- Born: August 24, 1917 Cattolica Eraclea, Sicily, Italy
- Died: April 14, 2016 (aged 98) Woodbridge, Ontario, Canada
- Citizenship: Canadian
- Known for: Founder of St. Joseph Communications
- Spouse: Giuseppina Gagliano
- Children: 10, including Tony Gagliano

= Gaetano Gagliano =

Gaetano Gagliano (/it/; August 24, 1917 - April 14, 2016) was an Italian-born Canadian entrepreneur who founded St. Joseph Communications and Salt + Light Television.

==Career and family==
Gagliano was born in Cattolica Eraclea, Sicily, on August 24, 1917, and immigrated to Toronto, Ontario, Canada in 1956. He first worked for the Canadian Pacific Railway before launching St.
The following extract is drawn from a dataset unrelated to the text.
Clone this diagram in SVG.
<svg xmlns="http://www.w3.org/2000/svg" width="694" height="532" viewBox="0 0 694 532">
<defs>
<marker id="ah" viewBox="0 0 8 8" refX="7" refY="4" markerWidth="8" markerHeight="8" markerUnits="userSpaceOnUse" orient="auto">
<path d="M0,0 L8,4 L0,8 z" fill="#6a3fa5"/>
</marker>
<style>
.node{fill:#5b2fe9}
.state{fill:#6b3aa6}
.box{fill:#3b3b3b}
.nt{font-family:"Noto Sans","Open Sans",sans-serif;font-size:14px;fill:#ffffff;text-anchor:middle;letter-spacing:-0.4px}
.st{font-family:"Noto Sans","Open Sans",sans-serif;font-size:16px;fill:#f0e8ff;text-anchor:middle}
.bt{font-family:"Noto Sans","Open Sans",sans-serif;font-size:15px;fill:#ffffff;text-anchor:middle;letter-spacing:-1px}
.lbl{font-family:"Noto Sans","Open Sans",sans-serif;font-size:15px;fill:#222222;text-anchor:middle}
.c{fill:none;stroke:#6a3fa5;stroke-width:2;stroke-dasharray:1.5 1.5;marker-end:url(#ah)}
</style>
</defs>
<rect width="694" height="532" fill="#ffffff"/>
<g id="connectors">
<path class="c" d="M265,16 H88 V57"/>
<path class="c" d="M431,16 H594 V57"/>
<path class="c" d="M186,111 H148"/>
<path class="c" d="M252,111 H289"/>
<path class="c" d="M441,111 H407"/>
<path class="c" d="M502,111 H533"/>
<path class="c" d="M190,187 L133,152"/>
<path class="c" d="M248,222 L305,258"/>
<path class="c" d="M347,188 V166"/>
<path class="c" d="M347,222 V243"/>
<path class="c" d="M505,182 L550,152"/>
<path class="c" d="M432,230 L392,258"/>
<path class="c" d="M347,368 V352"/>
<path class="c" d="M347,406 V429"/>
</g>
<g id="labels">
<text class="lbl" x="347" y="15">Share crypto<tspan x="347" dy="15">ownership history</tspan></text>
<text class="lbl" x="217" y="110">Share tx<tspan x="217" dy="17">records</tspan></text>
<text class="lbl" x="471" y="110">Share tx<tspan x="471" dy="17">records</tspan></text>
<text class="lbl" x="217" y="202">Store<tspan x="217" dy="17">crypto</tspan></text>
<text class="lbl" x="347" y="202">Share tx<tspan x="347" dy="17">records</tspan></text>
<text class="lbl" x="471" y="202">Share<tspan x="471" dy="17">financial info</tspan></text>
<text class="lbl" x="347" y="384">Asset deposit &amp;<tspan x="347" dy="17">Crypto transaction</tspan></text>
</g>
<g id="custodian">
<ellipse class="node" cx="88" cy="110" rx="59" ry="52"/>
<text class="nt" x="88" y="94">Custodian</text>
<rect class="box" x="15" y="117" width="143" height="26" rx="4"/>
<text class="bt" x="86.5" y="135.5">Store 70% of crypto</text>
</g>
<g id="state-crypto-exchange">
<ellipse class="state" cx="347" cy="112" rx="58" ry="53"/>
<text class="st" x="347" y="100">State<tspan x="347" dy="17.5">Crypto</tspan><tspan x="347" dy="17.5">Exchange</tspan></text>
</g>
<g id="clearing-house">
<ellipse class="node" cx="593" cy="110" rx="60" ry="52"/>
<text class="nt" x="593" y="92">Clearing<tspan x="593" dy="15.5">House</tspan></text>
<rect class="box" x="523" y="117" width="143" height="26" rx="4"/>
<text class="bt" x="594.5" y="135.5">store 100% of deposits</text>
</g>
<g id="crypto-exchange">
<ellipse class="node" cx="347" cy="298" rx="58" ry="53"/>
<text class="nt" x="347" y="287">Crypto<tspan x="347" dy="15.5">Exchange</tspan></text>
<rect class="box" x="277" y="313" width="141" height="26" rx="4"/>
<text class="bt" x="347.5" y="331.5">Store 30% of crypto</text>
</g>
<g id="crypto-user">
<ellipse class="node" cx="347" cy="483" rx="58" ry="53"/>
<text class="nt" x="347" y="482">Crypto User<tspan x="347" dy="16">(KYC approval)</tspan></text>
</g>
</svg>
Joseph Communications which eventually became the largest private communications company in Canada. He and his wife, Giuseppina, had 10 children, including Tony. Gagliano died on April 14, 2016, at his home in Woodbridge, Ontario, at the age of 98.

==Honours==
He was named a Knight of the Order of St. Sylvester in 1992, and a Member of the Order of Canada in 1998. He has received honorary doctorates from Canadian Universities. In 2007, he was made a Commander (or Commendatore in Italian) of the Order of the Star of Solidarity from the Government of Italy.